The Connections Between Hip-Hop and Social Justice
January 18, 2008
Hip-Hop music’s pounding beats and pumping lyrics have become highly regarded by nearly every student in the county. On a chilly January afternoon, Saint Anselm College students, staff, and faculty filled the Cushing Center to hear Dr. Erika Dalya Muhammad present a new spin on this popular topic.
Dr. Muhammad gave a lecture entitled “No Borders: Social Justice, Hip Hop, and Pop” in which she described the strong and enduring connections between hip hop and youth culture. She also discussed how the powerful relationship between them can translate into social activism among today’s youth. She credits her efforts to those who came before her, especially Dr. Martin Luther King Jr., who himself often used contemporary cultural references in order to create change.

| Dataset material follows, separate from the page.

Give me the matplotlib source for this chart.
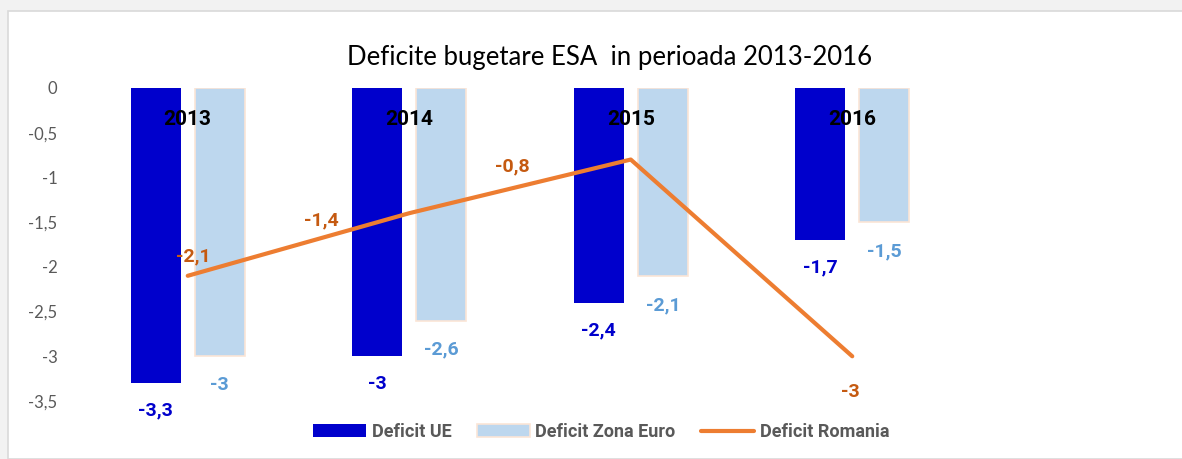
import matplotlib
matplotlib.use("Agg")
import matplotlib.pyplot as plt
from matplotlib.patches import Rectangle
import numpy as np

# --- Data ---
years = ["2013", "2014", "2015", "2016"]
deficit_ue = [-3.3, -3.0, -2.4, -1.7]
deficit_euro = [-3.0, -2.6, -2.1, -1.5]
deficit_romania = [-2.1, -1.4, -0.8, -3.0]
y_ticks = [0, -0.5, -1, -1.5, -2, -2.5, -3, -3.5]

# label offsets for the Romania line (points), set by hand like in the original sheet
ro_label_offsets = [(4, 14), (-63, -5), (-85, -5), (-1, -26)]

UE_COLOR = "#0000CC"
EURO_COLOR = "#BDD7EE"
EURO_EDGE = "#FBE5D6"
RO_COLOR = "#ED7D31"
RO_LABEL = "#C55A11"
EURO_LABEL = "#5B9BD5"
GREY = "#595959"
FONT = ["Lato", "DejaVu Sans"]
BOLD_FONT = ["Roboto", "DejaVu Sans"]


def fmt(v):
    # romanian style decimal comma, no trailing ,0
    s = f"{v:g}"
    return s.replace(".", ",")


plt.rcParams["font.family"] = FONT

fig = plt.figure(figsize=(11.82, 4.59), dpi=100)
fig.patch.set_facecolor("#F2F2F2")
fig.patches.append(Rectangle((8 / 1182, 0), 1.0, 1 - 11 / 459, transform=fig.transFigure,
                             facecolor="white", edgecolor="#D9D9D9", linewidth=1.2, zorder=-5))

ax = fig.add_axes([77 / 1182, 58 / 459, 886 / 1182, 313 / 459])
ax.set_facecolor("none")

x = np.arange(len(years))
w = 0.226
off = 0.145

b1 = ax.bar(x - off, deficit_ue, w, color=UE_COLOR, label="Deficit UE", zorder=2)
b2 = ax.bar(x + off, deficit_euro, w, color=EURO_COLOR, edgecolor=EURO_EDGE, linewidth=1.2,
            label="Deficit Zona Euro", zorder=2)
ln, = ax.plot(x, deficit_romania, color=RO_COLOR, linewidth=3, solid_capstyle="round",
              label="Deficit Romania", zorder=3)

lbl = dict(textcoords="offset points", ha="center", va="center", fontsize=14,
           fontweight="bold", family=BOLD_FONT, annotation_clip=False)

# value labels under the bars
for xi, v in zip(x - off, deficit_ue):
    ax.annotate(fmt(v), (xi, v), xytext=(0, -20), color=UE_COLOR, **lbl)
for xi, v in zip(x + off, deficit_euro):
    ax.annotate(fmt(v), (xi, v), xytext=(0, -21), color=EURO_LABEL, **lbl)
for xi, v, (dx, dy) in zip(x, deficit_romania, ro_label_offsets):
    ax.annotate(fmt(v), (xi, v), xytext=(dx, dy), color=RO_LABEL, **lbl)

# year labels inside the top of the bars
for xi, yr in zip(x, years):
    ax.text(xi, -0.35, yr, ha="center", va="center", fontsize=15, fontweight="bold",
            family=BOLD_FONT, color="black", zorder=4)

ax.set_xlim(-0.5, len(years) - 0.5)
ax.set_ylim(-3.5, 0)
ax.set_xticks([])
ax.set_yticks(y_ticks)
ax.set_yticklabels([fmt(t) for t in y_ticks])
ax.tick_params(axis="y", length=0, pad=14, labelsize=12, labelcolor=GREY)
for s in ax.spines.values():
    s.set_visible(False)

fig.text(610 / 1182, 1 - 57 / 459, "Deficite bugetare ESA  in perioada 2013-2016",
         ha="center", va="center", fontsize=18.5, color="black")

leg = fig.legend(handles=[b1, b2, ln], loc="center", bbox_to_anchor=(601 / 1182, 1 - 432 / 459),
                 ncol=3, frameon=False, handlelength=2.95, handleheight=0.75, handletextpad=0.3,
                 columnspacing=1.4, prop={"size": 13, "weight": "bold", "family": BOLD_FONT})
for t in leg.get_texts():
    t.set_color(GREY)

fig.savefig("out.png", dpi=100, facecolor=fig.get_facecolor())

Calling herself a “cultural worker” and a “creative hybrid,” Muhammad has worked in the Mount Vernon, New York area for years. The town, located just north of the Bronx, has close ties to the hip-hop community; it saw the beginnings of hip-hop and pop culture legends such as Diddy, Mary J. Blige, and Denzel Washington. Therefore, it was the perfect location to “employ the arts as a catalyst for economic development in the area.” And so, the Mount Vernon Hip-Hop Arts Center was born.
Muhammad described her work at the center and her desire to use hip-hop as a medium to encourage more participation in the arts along with civic engagement. She stated that one of her goals is to show young people today that “the world is bigger than they can even imagine.”